__Directive__. Find the word "this" in the records below. List each line containing it.

__Data__.
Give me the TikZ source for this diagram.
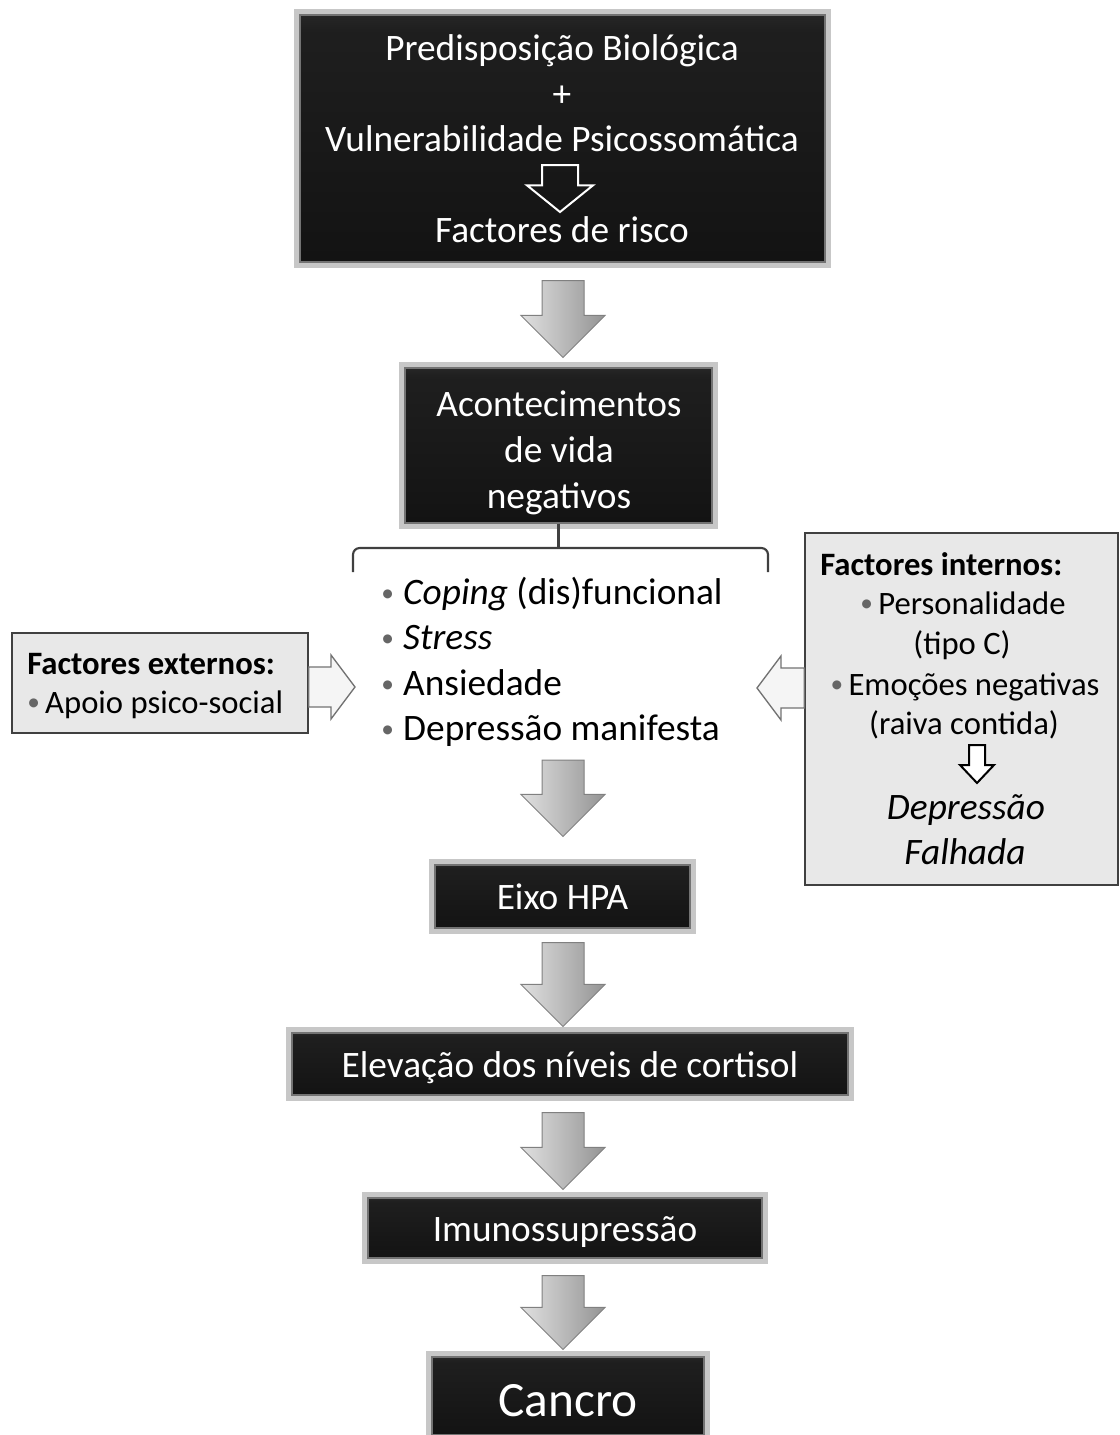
\documentclass[tikz,border=0pt]{standalone}
\usepackage{fontspec}
\setmainfont{Carlito}
\usetikzlibrary{calc}
\pgfdeclareverticalshading{boxshade}{100bp}{color(0bp)=(black!95); color(72bp)=(black!88); color(92bp)=(black!68); color(100bp)=(black!52)}
\newcommand{\fbig}{\fontsize{28}{34.5}\selectfont}
\newcommand{\fmid}{\fontsize{24.5}{30}\selectfont}
\newcommand{\fhuge}{\fontsize{37}{44}\selectfont}
\newcommand{\bul}{{\color{black!60}\fontsize{19}{19}\selectfont\raisebox{0.12em}{•}}}
% vertical block arrow: [style]{start}{tip}{shaft half}{head half}{head length}
\newcommand{\downarr}[6][]{\path[#1] let \p1=(#2), \p2=(#3) in
  (\x1-#4,\y1) -- (\x1+#4,\y1) -- (\x1+#4,\y2+#6) -- (\x1+#5,\y2+#6) -- (\x1,\y2)
  -- (\x1-#5,\y2+#6) -- (\x1-#4,\y2+#6) -- cycle;}
\newcommand{\rightarr}[6][]{\path[#1] let \p1=(#2), \p2=(#3) in
  (\x1,\y1+#4) -- (\x2-#6,\y1+#4) -- (\x2-#6,\y1+#5) -- (\x2,\y1) -- (\x2-#6,\y1-#5)
  -- (\x2-#6,\y1-#4) -- (\x1,\y1-#4) -- cycle;}
\newcommand{\leftarr}[6][]{\path[#1] let \p1=(#2), \p2=(#3) in
  (\x1,\y1+#4) -- (\x2+#6,\y1+#4) -- (\x2+#6,\y1+#5) -- (\x2,\y1) -- (\x2+#6,\y1-#5)
  -- (\x2+#6,\y1-#4) -- (\x1,\y1-#4) -- cycle;}
\begin{document}
\begin{tikzpicture}[x=0.75pt,y=-0.75pt,
  darkbox/.style={shade, shading=boxshade, draw=black!55, line width=0.8pt,
    preaction={draw=black!22, line width=9pt}, inner sep=0pt, text=white, font=\fbig},
  big/.style={font=\fbig, text height=19.6pt, text depth=5.6pt},
  bigbox/.style={font=\fbig, text height=25.6pt, text depth=5.6pt},
  huge/.style={font=\fhuge, text height=37.9pt, text depth=7.4pt},
  mid/.style={font=\fmid, text height=17.15pt, text depth=4.9pt},
  lightbox/.style={fill=black!9, draw=black!75, line width=1pt, inner sep=0pt},
  wtxt/.style={text=white, big, inner sep=0pt},
  ltxt/.style={text=black, big, inner sep=0pt},
  mtxt/.style={text=black, mid, inner sep=0pt},
  grayarrow/.style={draw=black!50, line width=0.75pt, left color=black!12, right color=black!42},
  hollowarrow/.style={draw=black!55, line width=1pt, fill=black!4},
  bracketline/.style={draw=black!75, line width=1.6pt}
]
\fill[white] (0,0) rectangle (1120,1435);
\useasboundingbox (0,0) rectangle (1120,1435);
\coordinate (ax) at (563,0);

% ---------- top box
\node[darkbox, minimum width=393.75pt, minimum height=185.25pt] (top) at (562.5,138.5) {};
\node[wtxt] (t1) at (562,51) {Predisposição Biológica};
\node[wtxt] (t2) at (562,97) {+};
\node[wtxt] (t3) at (562,142) {Vulnerabilidade Psicossomática};
\node[wtxt] (t4) at (562,233) {Factores de risco};
\coordinate (hs) at (560,165);
\coordinate (he) at (560,212);
\downarr[draw=white, line width=1.5pt]{hs}{he}{13.5pt}{24.75pt}{20pt}

% ---------- acontecimentos
\node[darkbox, minimum width=230.25pt, minimum height=116.25pt] (acont) at (558.5,445.5) {};
\node[wtxt, align=center, text height=, text depth=] (acontT) at (559,453) {Acontecimentos\\de vida\\negativos};

% ---------- bracket
\coordinate (brk) at (560,548);
\coordinate (brL) at (353,572);
\coordinate (brR) at (768,572);
\draw[bracketline, rounded corners=5pt] (brL) -- (brL |- brk) -- (brR |- brk) -- (brR);
\draw[bracketline] (acont.south) -- (acont.south |- brk);

% ---------- list
\node[ltxt, anchor=west] (l1) at (381,595) {\bul\hspace{7pt}\textit{Coping} (dis)funcional};
\node[ltxt, anchor=west] (l2) at (381,640) {\bul\hspace{7pt}\textit{Stress}};
\node[ltxt, anchor=west] (l3) at (381,686) {\bul\hspace{7pt}Ansiedade};
\node[ltxt, anchor=west] (l4) at (381,731) {\bul\hspace{7pt}Depressão manifesta};

% ---------- external factors
\node[lightbox, minimum width=222pt, minimum height=75pt] (ext) at (160,683) {};
\node[mtxt, anchor=west] (ext1) at (27,666) {\textbf{Factores externos:}};
\node[mtxt, anchor=west] (ext2) at (27,705) {\bul\hspace{4pt}Apoio psico-social};
\coordinate (extTip) at ($(l3.west)+(-26,1)$);
\rightarr[hollowarrow]{$(ext.east)+(0,4)$}{extTip}{15pt}{24pt}{18pt}

% ---------- internal factors
\node[lightbox, minimum width=234.75pt, minimum height=264pt] (int) at (961.5,709) {};
\node[mtxt, anchor=west] (in1) at (820,567) {\textbf{Factores internos:}};
\node[mtxt] (in2) at (963,606) {\bul\hspace{4pt}Personalidade};
\node[mtxt] (in3) at (962,646) {(tipo C)};
\node[mtxt] (in4) at (965,687) {\bul\hspace{4pt}Emoções negativas};
\node[mtxt] (in5) at (964,726) {(raiva contida)};
\coordinate (ias) at (977,745);
\coordinate (iae) at (977,783);
\downarr[draw=black, line width=1.5pt, fill=white]{ias}{iae}{6pt}{12.75pt}{13.5pt}
\node[ltxt] (in6) at (966,810) {\textit{Depressão}};
\node[ltxt] (in7) at (965,855) {\textit{Falhada}};
\coordinate (intTip) at (757,688);
\leftarr[hollowarrow]{$(int.west)+(0,-21)$}{intTip}{15pt}{24pt}{18pt}

% ---------- lower chain
\node[darkbox, bigbox, minimum width=191.25pt, minimum height=47.25pt] (eixo) at (562.5,896.5) {Eixo HPA};
\node[darkbox, bigbox, minimum width=417pt, minimum height=46.5pt] (elev) at (570,1064) {Elevação dos níveis de cortisol};
\node[darkbox, bigbox, minimum width=295.5pt, minimum height=45pt] (imuno) at (565,1228) {Imunossupressão};
\node[darkbox, huge, minimum width=204pt, minimum height=58.5pt] (cancro) at (568,1396) {Cancro};

% ---------- gray block arrows
\coordinate (a1s) at ($(top.south -| ax)+(0,18)$);
\coordinate (a1e) at ($(acont.north -| ax)+(0,-10)$);
\coordinate (a2s) at ($(l4.south -| ax)+(0,12)$);
\coordinate (a2e) at ($(eixo.north -| ax)+(0,-28)$);
\coordinate (a3s) at ($(eixo.south -| ax)+(0,14)$);
\coordinate (a3e) at ($(elev.north -| ax)+(0,-6)$);
\coordinate (a4s) at ($(elev.south -| ax)+(0,17)$);
\coordinate (a4e) at ($(imuno.north -| ax)+(0,-8)$);
\coordinate (a5s) at ($(imuno.south -| ax)+(0,17)$);
\coordinate (a5e) at ($(cancro.north -| ax)+(0,-7)$);
\downarr[grayarrow]{a1s}{a1e}{15.75pt}{31.5pt}{31.5pt}
\downarr[grayarrow]{a2s}{a2e}{15.75pt}{31.5pt}{31.5pt}
\downarr[grayarrow]{a3s}{a3e}{15.75pt}{31.5pt}{31.5pt}
\downarr[grayarrow]{a4s}{a4e}{15.75pt}{31.5pt}{31.5pt}
\downarr[grayarrow]{a5s}{a5e}{15.75pt}{31.5pt}{31.5pt}
\end{tikzpicture}
\end{document}
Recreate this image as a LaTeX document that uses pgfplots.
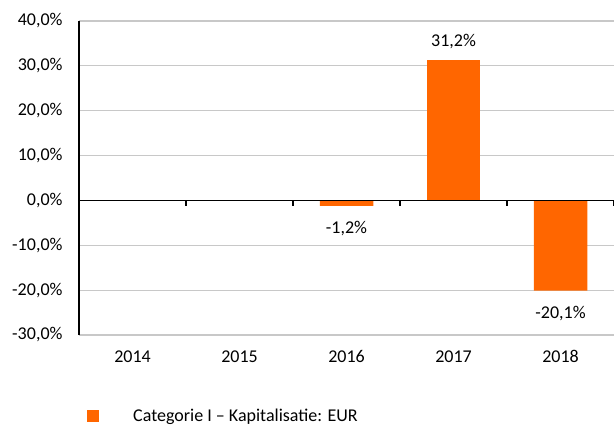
\documentclass[border=0pt]{standalone}
\usepackage{fontspec}
\setmainfont{Carlito}
\usepackage{pgfplots}
\pgfplotsset{compat=1.18}
\usetikzlibrary{calc}
\definecolor{barorange}{RGB}{255,102,0}
\definecolor{gridgray}{RGB}{200,200,200}
\begin{document}
\begin{tikzpicture}[font=\fontsize{18bp}{22bp}\selectfont]
\begin{axis}[
  name=ax, scale only axis, width=535bp, height=314bp,
  xmin=-0.5, xmax=4.5, ymin=-30, ymax=40,
  xtick={0,1,2,3,4}, xticklabels={2014,2015,2016,2017,2018},
  ytick={-30,-20,-10,0,10,20,30,40},
  yticklabels={{\mbox{-30,0\%}},{\mbox{-20,0\%}},{\mbox{-10,0\%}},{\mbox{0,0\%}},{\mbox{10,0\%}},{\mbox{20,0\%}},{\mbox{30,0\%}},{\mbox{40,0\%}}},
  major tick length=0pt,
  axis line style={draw=none},
  ymajorgrids, grid style={gridgray, line width=1.2bp},
  yticklabel style={xshift=-13bp},
  xticklabel style={yshift=-12bp},
  clip=false,
  legend style={at={(axis description cs:0.015,-0.258)}, anchor=west, draw=none, fill=none, inner sep=0pt, nodes={inner sep=0pt}},
  legend cell align=left,
]
\addplot[ybar, bar width=0.5, bar shift=0pt, fill=barorange, draw=none,
  legend image code/.code={\fill[barorange, draw=none] (0bp,-6bp) rectangle (12bp,6bp); \path[draw=none, fill=none] (0bp,0bp) -- (46bp,0bp);},
  nodes near coords, point meta=explicit symbolic,
  every node near coord/.append style={anchor=south, yshift=8bp, font=\fontsize{18bp}{22bp}\selectfont, black}]
  coordinates {(3,31.2) [31,2\%]};
\addlegendentry{Categorie I – Kapitalisatie: EUR}
\addplot[ybar, bar width=0.5, bar shift=0pt, fill=barorange, draw=none, forget plot,
  nodes near coords, point meta=explicit symbolic,
  every node near coord/.append style={anchor=north, yshift=-12bp, font=\fontsize{18bp}{22bp}\selectfont, black}]
  coordinates {(2,-1.2) [-1,2\%] (4,-20.1) [-20,1\%]};
\draw[black, line width=1.2bp] (axis cs:-0.5,-30) -- (axis cs:-0.5,40);
\draw[black, line width=1.2bp] (axis cs:-0.5,0) -- (axis cs:4.5,0);
\pgfplotsinvokeforeach{0.5,1.5,2.5,3.5,4.5}{\draw[black, line width=1.2bp] (axis cs:#1,0) -- ++(0bp,-6bp);}
\end{axis}
\pgfresetboundingbox
\path ($(ax.south west)+(-79bp,-91bp)$) rectangle ($(ax.south west)+(535bp,335bp)$);
\end{tikzpicture}
\end{document}
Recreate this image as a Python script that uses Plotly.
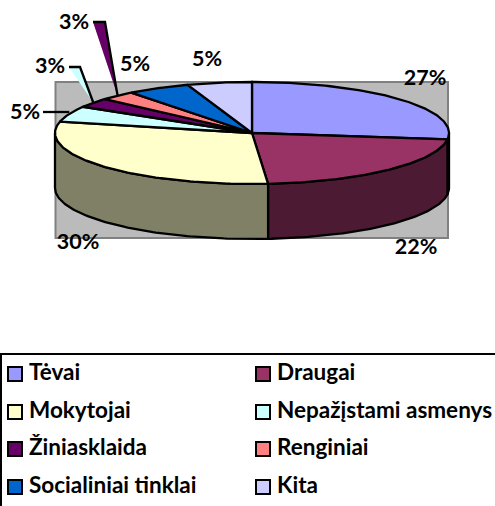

__Output of the task__.
Give me the TikZ source for this diagram.
Recreate this image as a LaTeX document that uses pgfplots.
Recreate this image as a Python script that uses Plotly.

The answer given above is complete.